Stakeholders Still Seeking Transparency from ISO-NE, NEPOOL
ISO-NE
Stakeholders told the ISO-NE Consumer Liaison Group that the RTO and NEPOOL still need greater transparency and changes to governance.

Speaking on a panel at the quarterly meeting of ISO-NE’s Consumer Liaison Group on Thursday, the always outspoken Tyson Slocum, director of Public Citizen’s energy and climate program, did not mince words.

For more than 20 years, ISO-NE and NEPOOL have “essentially privatized public policymaking as private entities” through their respective administrations of the New England electric grid and stakeholder process, Slocum said. “There is inadequate transparency and accountability in these institutions that don’t reflect the public interest nature of what they’re doing.”

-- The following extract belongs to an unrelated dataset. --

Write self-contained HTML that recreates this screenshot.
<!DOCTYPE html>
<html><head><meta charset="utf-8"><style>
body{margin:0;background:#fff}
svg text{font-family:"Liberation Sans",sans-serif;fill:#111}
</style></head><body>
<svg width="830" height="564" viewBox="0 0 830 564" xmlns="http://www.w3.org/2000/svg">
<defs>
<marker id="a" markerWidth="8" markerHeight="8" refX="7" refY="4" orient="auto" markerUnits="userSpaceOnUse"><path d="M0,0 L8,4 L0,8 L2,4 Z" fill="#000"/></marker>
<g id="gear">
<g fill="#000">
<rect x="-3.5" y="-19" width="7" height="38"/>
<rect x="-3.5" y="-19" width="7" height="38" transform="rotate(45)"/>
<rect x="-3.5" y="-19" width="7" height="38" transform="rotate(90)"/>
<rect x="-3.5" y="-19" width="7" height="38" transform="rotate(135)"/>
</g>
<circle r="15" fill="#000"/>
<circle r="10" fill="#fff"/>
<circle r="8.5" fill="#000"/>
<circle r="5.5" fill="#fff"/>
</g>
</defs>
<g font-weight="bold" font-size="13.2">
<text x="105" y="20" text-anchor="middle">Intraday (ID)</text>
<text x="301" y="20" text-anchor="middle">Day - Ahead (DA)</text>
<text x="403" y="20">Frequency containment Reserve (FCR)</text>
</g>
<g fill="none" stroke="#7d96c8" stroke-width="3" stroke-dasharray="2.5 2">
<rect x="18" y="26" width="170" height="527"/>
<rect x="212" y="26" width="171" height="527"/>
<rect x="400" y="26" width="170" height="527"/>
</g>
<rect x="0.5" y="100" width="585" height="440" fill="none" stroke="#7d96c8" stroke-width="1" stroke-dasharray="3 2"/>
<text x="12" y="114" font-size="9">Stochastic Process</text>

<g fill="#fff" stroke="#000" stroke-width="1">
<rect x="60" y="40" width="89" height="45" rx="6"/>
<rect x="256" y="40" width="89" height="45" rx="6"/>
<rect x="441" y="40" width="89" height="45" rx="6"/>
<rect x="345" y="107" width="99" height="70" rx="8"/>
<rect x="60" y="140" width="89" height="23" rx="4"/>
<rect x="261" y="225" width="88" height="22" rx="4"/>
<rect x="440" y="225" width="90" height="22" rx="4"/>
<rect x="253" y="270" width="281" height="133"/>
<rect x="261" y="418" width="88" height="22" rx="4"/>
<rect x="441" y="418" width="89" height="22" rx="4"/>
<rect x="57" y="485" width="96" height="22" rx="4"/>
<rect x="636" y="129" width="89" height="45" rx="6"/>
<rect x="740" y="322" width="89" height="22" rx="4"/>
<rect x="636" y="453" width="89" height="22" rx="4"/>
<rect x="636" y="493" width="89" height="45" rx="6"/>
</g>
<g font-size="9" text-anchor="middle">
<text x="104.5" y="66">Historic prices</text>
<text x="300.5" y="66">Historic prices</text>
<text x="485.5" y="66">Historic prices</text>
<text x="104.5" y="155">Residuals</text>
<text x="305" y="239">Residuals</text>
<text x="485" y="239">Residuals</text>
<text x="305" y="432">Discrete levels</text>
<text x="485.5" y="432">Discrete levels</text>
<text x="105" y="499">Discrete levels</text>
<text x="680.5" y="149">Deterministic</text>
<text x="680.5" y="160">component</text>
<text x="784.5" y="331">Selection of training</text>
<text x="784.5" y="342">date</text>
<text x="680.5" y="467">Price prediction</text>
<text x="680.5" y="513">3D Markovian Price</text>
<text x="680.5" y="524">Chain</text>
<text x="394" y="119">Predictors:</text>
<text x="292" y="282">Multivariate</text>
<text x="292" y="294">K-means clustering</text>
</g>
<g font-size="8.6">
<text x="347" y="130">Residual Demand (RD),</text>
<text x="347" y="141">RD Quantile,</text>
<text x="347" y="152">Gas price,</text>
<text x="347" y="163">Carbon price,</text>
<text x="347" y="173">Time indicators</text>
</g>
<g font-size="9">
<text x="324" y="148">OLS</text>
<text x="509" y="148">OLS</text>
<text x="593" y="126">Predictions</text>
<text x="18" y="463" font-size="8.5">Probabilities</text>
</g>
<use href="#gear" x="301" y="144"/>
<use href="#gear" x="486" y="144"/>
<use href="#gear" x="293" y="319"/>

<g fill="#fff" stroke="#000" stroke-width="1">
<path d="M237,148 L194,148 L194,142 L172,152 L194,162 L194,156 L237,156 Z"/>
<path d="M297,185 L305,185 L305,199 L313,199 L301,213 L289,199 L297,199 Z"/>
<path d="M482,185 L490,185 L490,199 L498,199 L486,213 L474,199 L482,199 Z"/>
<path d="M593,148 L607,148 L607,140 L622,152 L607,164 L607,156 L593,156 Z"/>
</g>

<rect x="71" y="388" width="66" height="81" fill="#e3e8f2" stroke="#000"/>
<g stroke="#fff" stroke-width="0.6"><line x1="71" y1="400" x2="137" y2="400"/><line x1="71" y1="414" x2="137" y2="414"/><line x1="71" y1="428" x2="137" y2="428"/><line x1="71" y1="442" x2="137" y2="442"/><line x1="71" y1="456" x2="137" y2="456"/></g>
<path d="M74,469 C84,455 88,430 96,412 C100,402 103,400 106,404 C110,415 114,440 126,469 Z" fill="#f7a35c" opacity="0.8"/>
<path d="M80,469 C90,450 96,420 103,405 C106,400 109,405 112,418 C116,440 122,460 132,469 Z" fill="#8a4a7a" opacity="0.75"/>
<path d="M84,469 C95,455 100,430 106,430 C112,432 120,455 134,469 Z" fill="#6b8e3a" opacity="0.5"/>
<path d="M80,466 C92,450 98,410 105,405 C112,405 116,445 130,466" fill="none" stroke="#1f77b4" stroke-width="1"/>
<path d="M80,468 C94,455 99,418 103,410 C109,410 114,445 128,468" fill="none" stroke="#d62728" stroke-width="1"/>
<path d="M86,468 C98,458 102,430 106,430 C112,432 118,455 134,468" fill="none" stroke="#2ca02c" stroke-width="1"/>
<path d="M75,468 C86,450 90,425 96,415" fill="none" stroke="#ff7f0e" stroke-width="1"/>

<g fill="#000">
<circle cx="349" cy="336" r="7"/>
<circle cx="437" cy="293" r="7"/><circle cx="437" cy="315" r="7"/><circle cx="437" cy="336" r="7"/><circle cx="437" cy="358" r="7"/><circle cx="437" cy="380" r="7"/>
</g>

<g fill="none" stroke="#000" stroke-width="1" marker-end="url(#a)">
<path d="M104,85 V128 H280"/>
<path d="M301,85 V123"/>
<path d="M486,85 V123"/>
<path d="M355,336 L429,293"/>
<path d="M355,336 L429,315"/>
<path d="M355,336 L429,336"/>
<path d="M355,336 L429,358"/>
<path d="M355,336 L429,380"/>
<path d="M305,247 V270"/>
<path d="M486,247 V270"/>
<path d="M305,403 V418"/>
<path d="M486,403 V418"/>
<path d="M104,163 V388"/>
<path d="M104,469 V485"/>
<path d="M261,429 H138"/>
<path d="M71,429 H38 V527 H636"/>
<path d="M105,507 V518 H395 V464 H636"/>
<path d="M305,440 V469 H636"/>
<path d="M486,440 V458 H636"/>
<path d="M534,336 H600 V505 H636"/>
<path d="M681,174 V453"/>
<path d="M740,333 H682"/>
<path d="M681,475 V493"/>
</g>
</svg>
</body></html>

The Consumer Liaison Group holds open public forums to help regional consumers understand what is happening at the RTO. Slocum told it that “sweeping” reforms are needed to improve transparency and accountability. Neither ISO-NE Board of Directors nor NEPOOL stakeholder meetings are open to the public.

Opening NEPOOL stakeholder meetings to the interested public, plus recording and transcribing them, would be a start. It should be followed by a responsive ISO-NE board and reorientation of the NEPOOL voting sectors to make it less than “totally utility centric.” Currently, stakeholders are broken into six weighted sectors: Generation, Transmission, Supplier, Alternative Resources, Publicly Owned Entity and End User.

“This has no realistic application to all of the people that are actually impacted by our electricity system,” Slocum said.

Echoing Slocum’s call for changes, Jolette Westbrook, director and senior attorney for energy markets and regulation at the Environmental Defense Fund, said there is one significant barrier for most people needed to be eliminated: the cost of participation. NEPOOL membership fees range from $500 for End Users to $5,000 for Generation, Transmission and Supplier members.

“I’m sorry, we just have to realize that what one entity can afford may not be affordable to others,” Westbrook said.

Rebecca Tepper, chief of the Energy and Telecommunications Division in the Massachusetts Attorney General’s Office, said that although ISO-NE’s budget comes from collecting fees from market participants and ratepayers, “nobody seems to question the fact that we’re spending millions of dollars to have the utilities participate in these proceedings and customers pay for that.”

Tepper noted that governance of ISO-NE was one of the areas that the New England States Committee on Electricity identified in its vision statement in October 2020. In the follow-up report to the region’s governors in June, NESCOE noted that the agendas of ISO-NE board meetings “indicate governance and transparency discussion; however, no process has been convened or proposal advanced” with the states.

“One of the three things that the states had requested is the one that has not made much progress, or at least not to the outside world,” Tepper said. “I think it would be good to see that move forward and have some real dialogue about how the governance process can be more accommodating to people.”

Slocum said that a multistate RTO like ISO-NE faces different governance challenges than single-state grid operators, like CAISO and NYISO. Still, there are lessons to learn, especially with appointments to the board. CAISO had a similar board structure to ISO-NE until the Western energy crisis spurred the California State Legislature to give the governor power to appoint or remove CAISO board members.

“It’s a little more challenging to replicate that in New England, but it’s important to state that [CAISO] is seen as an active partner with the state’s ambitious climate and clean energy goals,” Slocum said.

There is often conflict between New England states’ policy goals and ISO-NE. Slocum said the way to align them is to have a board that is “directly accountable to either the states or to the communities within [the RTO’s] footprint.”

“This theoretical model that the ISOs came up with in the late ’90s to have a dispassionate board that is supposed to be directly responsive to the needs of folks within the ISO footprint has failed,” Slocum said. “We need to have a different governance structure that that has direct lines of accountability because that failure and lack of accountability is what’s driving most of the problems.”